In T1DM and T2DM animal models, the maximal renal tubular reabsorptive capacity (Tm) for glucose is increased [363–365]. In humans with T1DM  and T2DM  the Tm for glucose is increased, and cultured human proximal renal tubular cells from T2DM patients demonstrate markedly increased levels of SGLT2 mRNA and protein and a fourfold increase in the uptake of α-methyl-d-glucopyranoside (AMG), a nonmetabolizeable glucose analogue  (Figure 25.16). Thus, an adaptive response by the kidney to conserve glucose, which is essential to meet the energy demands of the body, especially the brain and other neural tissues, which have an obligate need for glucose, becomes maladaptive in the diabetic patient.

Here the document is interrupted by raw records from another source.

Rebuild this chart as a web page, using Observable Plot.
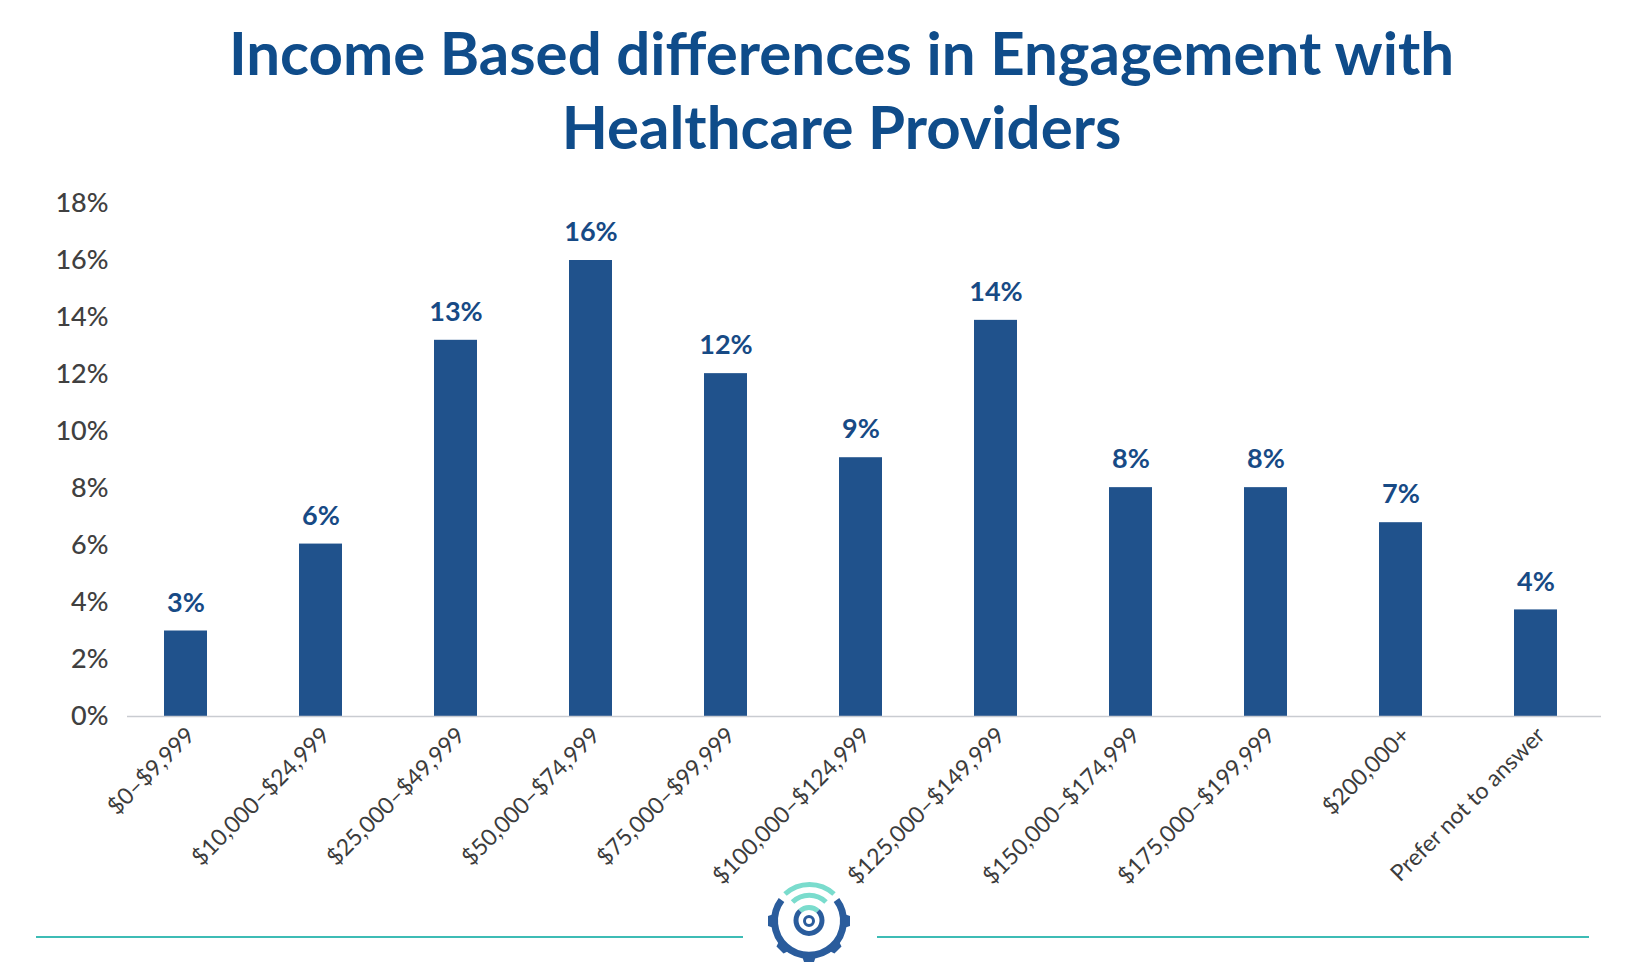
<!DOCTYPE html>
<html>
<head>
<meta charset="utf-8">
<script src="https://cdn.jsdelivr.net/npm/d3@7"></script>
<script src="https://cdn.jsdelivr.net/npm/@observablehq/plot@0.6"></script>
<style>
html,body{margin:0;padding:0;background:#fff;overflow:hidden}
body{width:1625px;height:968px;position:relative;font-family:Lato,sans-serif}
#title{height:170px;margin:0;padding:15px 0 0 58px;box-sizing:border-box;text-align:center;font:700 60px/74px Lato,sans-serif;color:#0f4c8a}
#chart svg{display:block}
#footer{position:absolute;left:0;top:860px}
</style>
</head>
<body>
<h1 id="title">Income Based differences in Engagement with<br>Healthcare Providers</h1>
<div id="chart"></div>
<svg id="footer" width="1625" height="108" viewBox="0 860 1625 108" fill="none">
  <path d="M36 937H743M877 937H1589" stroke="#3dbcb5" stroke-width="2"/>
  <g stroke-linecap="butt">
    <path d="M781.500 900A34.500 34.500 0 1 0 836.500 900" stroke="#2a5c9c" stroke-width="7"/>
    <g fill="#2a5c9c">
      <path id="tooth" d="M801 953H817L814 962H804Z"/>
      <use href="#tooth" transform="rotate(45 809 921)"/>
      <use href="#tooth" transform="rotate(-45 809 921)"/>
      <use href="#tooth" transform="rotate(90 809 921)"/>
      <use href="#tooth" transform="rotate(-90 809 921)"/>
    </g>
    <path d="M785 894A36 36 0 0 1 834 894" stroke="#7adccd" stroke-width="5"/>
    <path d="M792.500 902A24 24 0 0 1 826 902" stroke="#7adccd" stroke-width="5"/>
    <path d="M800 911A13 13 0 0 1 818 911" stroke="#7adccd" stroke-width="5"/>
    <path d="M800 911A13 13 0 1 0 818 911" stroke="#2a5c9c" stroke-width="5"/>
    <circle cx="809" cy="921" r="4.5" stroke="#2a5c9c" stroke-width="3"/>
  </g>
</svg>
<script>
const categories = ["$0–$9,999","$10,000–$24,999","$25,000–$49,999","$50,000–$74,999","$75,000–$99,999","$100,000–$124,999","$125,000–$149,999","$150,000–$174,999","$175,000–$199,999","$200,000+","Prefer not to answer"];
const values = [3, 6.05, 13.2, 16, 12.03, 9.08, 13.9, 8.03, 8.03, 6.8, 3.74];
const valueLabels = ["3%","6%","13%","16%","12%","9%","14%","8%","8%","7%","4%"];
const yTicks = [0,2,4,6,8,10,12,14,16,18];

const rows = categories.map((c,i)=>({category:c,value:values[i],label:valueLabels[i]}));

const chart = Plot.plot({
  width:1625, height:798,
  marginLeft:117, marginRight:24, marginTop:0, marginBottom:0,
  style:{background:"transparent",fontFamily:"Lato,sans-serif"},
  x:{domain:categories,range:[117.5,1603],paddingInner:0.68,paddingOuter:0.34,align:0.5,label:null},
  y:{domain:[0,18],range:[546,33],label:null},
  marks:[
    Plot.axisY({ticks:yTicks,tickFormat:d=>d+"%",tickSize:0,tickPadding:9,fontSize:27,fontWeight:500,fill:"#404040",label:null}),
    Plot.axisX({tickSize:0,tickPadding:15,tickRotate:-45,fontSize:23,fill:"#3c3c3c",label:null,anchor:"bottom",y:0,frameAnchor:"bottom",dx:5}),
    Plot.barY(rows,{x:"category",y:"value",fill:"#20528c"}),
    Plot.ruleY([0],{stroke:"#c9ccd1",strokeWidth:1.5,insetLeft:10}),
    Plot.text(rows,{x:"category",y:"value",text:"label",dy:-28,fontSize:27,fontWeight:700,fill:"#174a85"})
  ]
});
document.getElementById("chart").append(chart);
</script>
</body>
</html>
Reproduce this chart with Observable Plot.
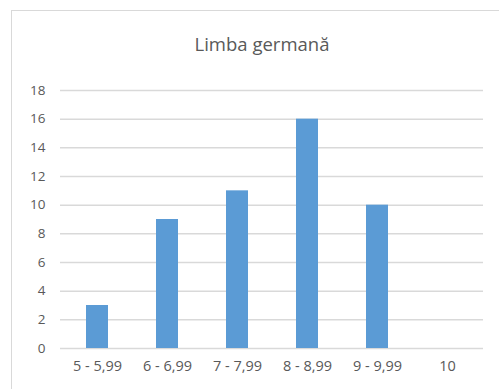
<!DOCTYPE html>
<html>
<head>
<meta charset="utf-8">
<script src="https://cdn.jsdelivr.net/npm/d3@7"></script>
<script src="https://cdn.jsdelivr.net/npm/@observablehq/plot@0.6"></script>
<style>
  html, body { margin: 0; padding: 0; background: #fff; }
  #wrap { position: relative; width: 499px; height: 389px; overflow: hidden; font-family: "Open Sans", sans-serif; }
  #frame { position: absolute; left: 11px; top: 10px; width: 600px; height: 600px; border: 1.5px solid #d9d9d9; box-sizing: border-box; }
  #title { position: absolute; left: 0; width: 524px; top: 31px; text-align: center; font-size: 18.5px; color: #595959; }
  #chart { position: absolute; left: 0; top: 0; }
</style>
</head>
<body>
<div id="wrap">
  <div id="frame"></div>
  <div id="title">Limba germană</div>
  <div id="chart"></div>
</div>
<script>
const categories = ["5 - 5,99", "6 - 6,99", "7 - 7,99", "8 - 8,99", "9 - 9,99", "10"];
const counts = [3, 9, 11, 16, 10, 0];
const yTicks = [0, 2, 4, 6, 8, 10, 12, 14, 16, 18];

const data = categories.map((c, i) => ({category: c, count: counts[i]}));

const chart = Plot.plot({
  width: 499,
  height: 389,
  marginLeft: 60,
  marginRight: 16,
  marginTop: 90,
  marginBottom: 41,
  style: {fontFamily: "Open Sans, sans-serif", fontSize: "14px", color: "#595959", background: "transparent"},
  x: {domain: categories, paddingInner: 0.69, paddingOuter: 0.345, label: null},
  y: {domain: [0, 18], label: null},
  marks: [
    Plot.gridY(yTicks, {stroke: "#d9d9d9", strokeOpacity: 1, strokeWidth: 1.5}),
    Plot.barY(data, {x: "category", y: "count", fill: "#5b9bd5"}),
    Plot.axisX({tickSize: 0, tickPadding: 12, fill: "#595959", fontSize: 14.5}),
    Plot.axisY(yTicks, {tickSize: 0, tickPadding: 15, fill: "#595959", fontSize: 13.5, label: null})
  ]
});
document.getElementById("chart").appendChild(chart);
</script>
</body>
</html>
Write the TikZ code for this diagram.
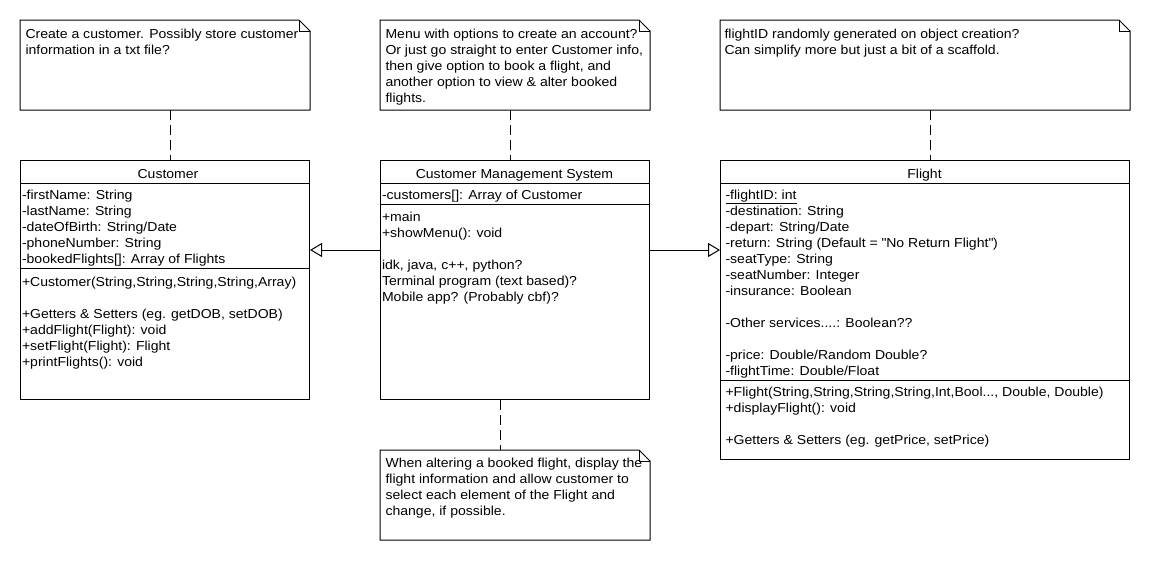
\documentclass[tikz,border=0pt]{standalone}
\usepackage{fontspec}
\setmainfont{Liberation Sans}[FakeStretch=1.08]
\usetikzlibrary{arrows.meta,calc}
\newcommand{\fsz}{\fontsize{13}{16}\selectfont}
\begin{document}
\begin{tikzpicture}[x=1pt,y=-1pt,line width=1pt,
  box/.style={draw,anchor=north west,inner sep=0pt,minimum width=#1},
  notebox/.style={anchor=north west,inner sep=0pt,minimum width=#1},
  txt/.style={anchor=north west,inner sep=0pt,align=left,font=\fsz},
  ttl/.style={anchor=base,inner sep=0pt,font=\fsz},
  dash line/.style={dash pattern=on 10pt off 5pt},
  inh/.style={-{Triangle[open,length=12pt,width=14pt,fill=white]}}
]
\useasboundingbox[fill=white] (0,0) rectangle (1150,560);

% ---------- class boxes ----------
\node[box=289pt,minimum height=239pt] (cust) at (20,160) {};
\node[box=269pt,minimum height=239pt] (cms) at (380,160) {};
\node[box=409pt,minimum height=299pt] (flight) at (720,160) {};

\coordinate (s1) at (0,183);
\coordinate (cs2) at (0,268);
\coordinate (ms2) at (0,204);
\coordinate (fs2) at (0,380);
\draw (cust.west |- s1) -- (cust.east |- s1);
\draw (cust.west |- cs2) -- (cust.east |- cs2);
\draw (cms.west |- s1) -- (cms.east |- s1);
\draw (cms.west |- ms2) -- (cms.east |- ms2);
\draw (flight.west |- s1) -- (flight.east |- s1);
\draw (flight.west |- fs2) -- (flight.east |- fs2);

% titles
\node[ttl] (custT) at (168,178) {Customer};
\node[ttl] (cmsT) at (514.5,178) {Customer Management System};
\node[ttl] (flightT) at (924.5,178) {Flight};

% Customer compartments
\node[txt] (custA) at (21.5,187.8) {\strut-firstName: String\\
-lastName: String\\
-dateOfBirth: String/Date\\
-phoneNumber: String\\
-bookedFlights[]: Array of Flights};
\node[txt] (custM) at (21.5,274.3) {\strut+Customer(String,String,String,String,Array)\\[16pt]
+Getters \& Setters (eg. getDOB, setDOB)\\
+addFlight(Flight): void\\
+setFlight(Flight): Flight\\
+printFlights(): void};

% CMS compartments
\node[txt] (cmsA) at (381.5,187.8) {\strut-customers[]: Array of Customer};
\node[txt] (cmsM) at (381.5,209.3) {\strut+main\\
+showMenu(): void\\[16pt]
idk, java, c++, python?\\
Terminal program (text based)?\\
Mobile app? (Probably cbf)?};

% Flight compartments
\node[txt] (flightA) at (725,187.8) {\strut\underline{-flightID: int}\\
-destination: String\\
-depart: String/Date\\
-return: String (Default = \textquotedbl No Return Flight\textquotedbl)\\
-seatType: String\\
-seatNumber: Integer\\
-insurance: Boolean\\[16pt]
-Other services....: Boolean??\\[16pt]
-price: Double/Random Double?\\
-flightTime: Double/Float};
\node[txt] (flightM) at (725,384.8) {\strut+Flight(String,String,String,String,Int,Bool..., Double, Double)\\
+displayFlight(): void\\[16pt]
+Getters \& Setters (eg. getPrice, setPrice)};

% ---------- notes ----------
\node[notebox=289pt,minimum height=89pt] (n1) at (20,20) {};
\node[notebox=269pt,minimum height=89pt] (n2) at (380,20) {};
\node[notebox=409pt,minimum height=89pt] (n3) at (720,20) {};
\node[notebox=269pt,minimum height=89pt] (n4) at (380,450) {};
\foreach \n in {n1,n2,n3,n4}{
  \draw (\n.north west) -- ([xshift=-11pt]\n.north east) -- ([yshift=-11pt]\n.north east)
        -- (\n.south east) -- (\n.south west) -- cycle;
  \draw ([xshift=-11pt]\n.north east) -- ([xshift=-11pt,yshift=-11pt]\n.north east)
        -- ([yshift=-11pt]\n.north east);
}
\node[txt] (n1t) at (25,26.3) {\strut Create a customer. Possibly store customer\\
information in a txt file?};
\node[txt] (n2t) at (385,26.3) {\strut Menu with options to create an account?\\
Or just go straight to enter Customer info,\\
then give option to book a flight, and\\
another option to view \& alter booked\\
flights.};
\node[txt] (n3t) at (724,26.3) {\strut flightID randomly generated on object creation?\\
Can simplify more but just a bit of a scaffold.};
\node[txt] (n4t) at (385,455.3) {\strut When altering a booked flight, display the\\
flight information and allow customer to\\
select each element of the Flight and\\
change, if possible.};

% ---------- note anchors ----------
\draw[dash line] ($(n1.south west)+(150,0)$) -- ($(cust.north west)+(150,0)$);
\draw[dash line] ($(n2.south west)+(130,0)$) -- ($(cms.north west)+(130,0)$);
\draw[dash line] ($(n3.south west)+(210,0)$) -- ($(flight.north west)+(210,0)$);
\draw[dash line] ($(cms.south west)+(120,0)$) -- ($(n4.north west)+(120,0)$);

% ---------- generalizations ----------
\coordinate (ay) at (0,250);
\draw[inh] (cms.west |- ay) -- (cust.east |- ay);
\draw[inh] (cms.east |- ay) -- (flight.west |- ay);
\end{tikzpicture}
\end{document}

Instead of dumping glucose in the urine to correct the hyperglycemia, the kidney chooses to hold on to the glucose. Even worse, the ability of the diabetic kidney to reabsorb glucose is augmented by an absolute increase in the renal reabsorptive capacity for glucose.
The brain, along with its seven companions, forms the eighth component of the Ominous Octet (Figure 25.17). The current epidemic of diabetes is being driven by the epidemic of obesity . Porte and colleagues [370–373] were amongst the first to demonstrate that, in rodents, insulin was a powerful appetite suppressant. Obese individuals, both diabetic and nondiabetic, have moderate-to-severe insulin resistance with compensatory hyperinsulinemia.Nonetheless, food intake is increased in obese subjects despite the presence of hyperinsulinemia which should suppress the appetite. Therefore, one could postulate that the insulin resistance in peripheral tissues also extends to the brain.
Using functional magnetic resonance imaging (MRI), the cerebral response to an ingested glucose load has been studied . After glucose ingestion, two hypothalamic areas with consistent inhibition have been noted: the lower posterior hypothalamus, which contains the ventromedial nuclei, and the upper posterior hypothalamus, which contains the paraventricular nuclei. In both of these hypothalamic areas, which are key centers for appetite regulation, the magnitude of the inhibitory response following glucose ingestion was reduced in obese, insulin-resistant, normal glucose-tolerant subjects, and there was a delay in the time taken to reach the maximum inhibitory response, even though the plasma insulin response was markedly increased in the obese group. Whether the impaired functional MRI response in obese subjects contributes to or is a consequence of the insulin resistance and weight gain remains to be determined. Nonetheless, these results suggest that the brain, like other organs (liver, muscle, and fat) in the body, are resistant to insulin. Studies by Obici et al. [375,376] and others  in rodents have also provided evidence for cerebral insulin resistance leading to increased HGP and reduced muscle glucose uptake.
Implications for therapy
The preceding review of the pathophysiology of T2DM has important therapeutic implications (Table 25.1). First, effective treatment of T2DM will require multiple drugs used in combination to correct the multiple pathophysiologic defects. Second, the treatment should be based upon reversal of known pathogenic abnormalities and NOT simply on the reduction in HbA1c. Third, therapy must be started early in the natural history of T2DM, if progressive β-cell failure is to be prevented. The treatment of T2DM is discussed in detail in Chapters 42–46 and 48.